TO DO — From the first line of the listing below to the line with "let varY = [0.59, 0.44, -0.37, -1.12, -1.04];", print each line exactly, and nothing more. Leave out the pictures.

---

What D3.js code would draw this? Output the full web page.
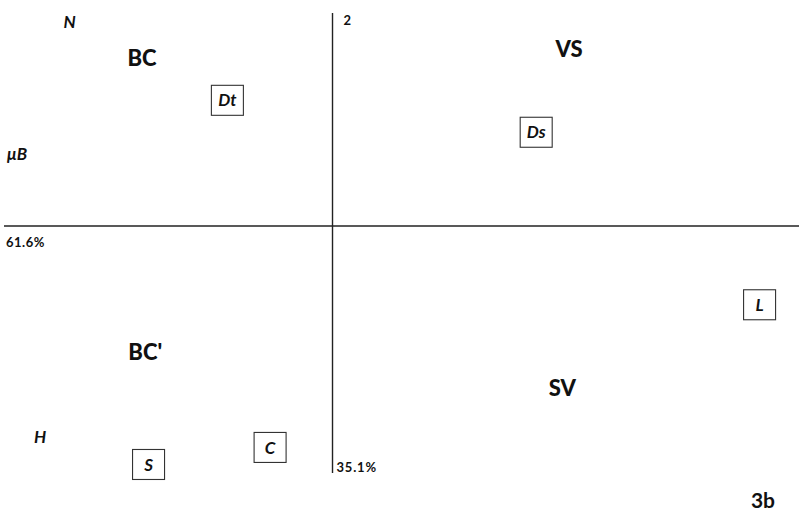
<!DOCTYPE html>
<html>
<head>
<meta charset="utf-8">
<script src="https://cdn.jsdelivr.net/npm/d3@7"></script>
<style>
  body { margin: 0; background: #fff; }
  text { font-family: Lato, 'Open Sans', sans-serif; fill: #111; }
</style>
</head>
<body>
<div id="chart"></div>
<script>
// variables (boxed), factor scores on axes 1 and 2
let varNames = ['Dt', 'Ds', 'L', 'S', 'C'];
let varX = [-0.32, 0.62, 1.30, -0.56, -0.19];
let varY = [0.59, 0.44, -0.37, -1.12, -1.04];

// individual points (italic)
let ptNames = ['N', 'μB', 'H'];
let ptX = [-0.80, -0.96, -0.89];
let ptY = [0.96, 0.34, -0.99];

// groups (bold)
let grpNames = ['BC', 'VS', "BC'", 'SV'];
let grpX = [-0.58, 0.72, -0.57, 0.70];
let grpY = [0.79, 0.83, -0.59, -0.76];

// axis labels
let axis1Label = '61.6%';
let axis2Label = '35.1%';
let axis2Name = '2';
let figLabel = '3b';

let width = 799, height = 517;

let svg = d3.select('#chart')
  .append('svg')
  .attr('width', width)
  .attr('height', height);

// scales
let xScale = d3.scaleLinear()
  .domain([-1, 1.42])
  .range([4, 799]);
let yScale = d3.scaleLinear()
  .domain([-1.16, 1])
  .range([473, 13]);

// axes through origin
svg.append('line')
  .attr('x1', xScale(-1)).attr('x2', xScale(1.42))
  .attr('y1', yScale(0)).attr('y2', yScale(0))
  .style('stroke', '#222').style('stroke-width', 1.4);
svg.append('line')
  .attr('x1', xScale(0)).attr('x2', xScale(0))
  .attr('y1', yScale(1)).attr('y2', yScale(-1.16))
  .style('stroke', '#222').style('stroke-width', 1.4);

// axis labels
svg.append('text')
  .attr('x', xScale(-1) + 2)
  .attr('y', yScale(0) + 21)
  .attr('font-size', '13px')
  .attr('font-weight', 'bold')
  .attr('letter-spacing', '0.5px')
  .text(axis1Label);
svg.append('text')
  .attr('x', xScale(0) + 11)
  .attr('y', yScale(1) + 12)
  .attr('font-size', '13px')
  .attr('font-weight', 'bold')
  .text(axis2Name);
svg.append('text')
  .attr('x', xScale(0) + 4)
  .attr('y', yScale(-1.16) - 1)
  .attr('font-size', '13px')
  .attr('font-weight', 'bold')
  .attr('letter-spacing', '0.8px')
  .text(axis2Label);
svg.append('text')
  .attr('x', 775)
  .attr('y', 508)
  .attr('text-anchor', 'end')
  .attr('font-size', '21px')
  .attr('font-weight', 'bold')
  .text(figLabel);

// groups
let groups = grpNames.map((n, i) => ({ name: n, x: grpX[i], y: grpY[i] }));
svg.selectAll('text.grp')
  .data(groups)
  .enter()
  .append('text')
  .attr('class', 'grp')
  .attr('x', d => xScale(d.x))
  .attr('y', d => yScale(d.y))
  .attr('dy', '0.36em')
  .attr('text-anchor', 'middle')
  .attr('font-size', '22px')
  .attr('font-weight', 900)
  .text(d => d.name);

// individual points
let pts = ptNames.map((n, i) => ({ name: n, x: ptX[i], y: ptY[i] }));
svg.selectAll('text.pt')
  .data(pts)
  .enter()
  .append('text')
  .attr('class', 'pt')
  .attr('x', d => xScale(d.x))
  .attr('y', d => yScale(d.y))
  .attr('dy', '0.36em')
  .attr('text-anchor', 'middle')
  .attr('font-size', '17px')
  .attr('font-style', 'italic')
  .attr('font-weight', 'bold')
  .text(d => d.name);

// boxed variables
let vars = varNames.map((n, i) => ({ name: n, x: varX[i], y: varY[i] }));
let cell = svg.selectAll('g.var')
  .data(vars)
  .enter()
  .append('g')
  .attr('class', 'var')
  .attr('transform', d => 'translate(' + xScale(d.x) + ',' + yScale(d.y) + ')');
cell.append('rect')
  .attr('x', -16)
  .attr('y', -15)
  .attr('width', 32)
  .attr('height', 30)
  .style('fill', 'none')
  .style('stroke', '#333')
  .style('stroke-width', 1.1);
cell.append('text')
  .attr('dy', '0.36em')
  .attr('text-anchor', 'middle')
  .attr('font-size', '17px')
  .attr('font-style', 'italic')
  .attr('font-weight', 'bold')
  .text(d => d.name);
</script>
</body>
</html>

---

FULL RESPONSE —
What D3.js code would draw this? Output the full web page.
<!DOCTYPE html>
<html>
<head>
<meta charset="utf-8">
<script src="https://cdn.jsdelivr.net/npm/d3@7"></script>
<style>
  body { margin: 0; background: #fff; }
  text { font-family: Lato, 'Open Sans', sans-serif; fill: #111; }
</style>
</head>
<body>
<div id="chart"></div>
<script>
// variables (boxed), factor scores on axes 1 and 2
let varNames = ['Dt', 'Ds', 'L', 'S', 'C'];
let varX = [-0.32, 0.62, 1.30, -0.56, -0.19];
let varY = [0.59, 0.44, -0.37, -1.12, -1.04];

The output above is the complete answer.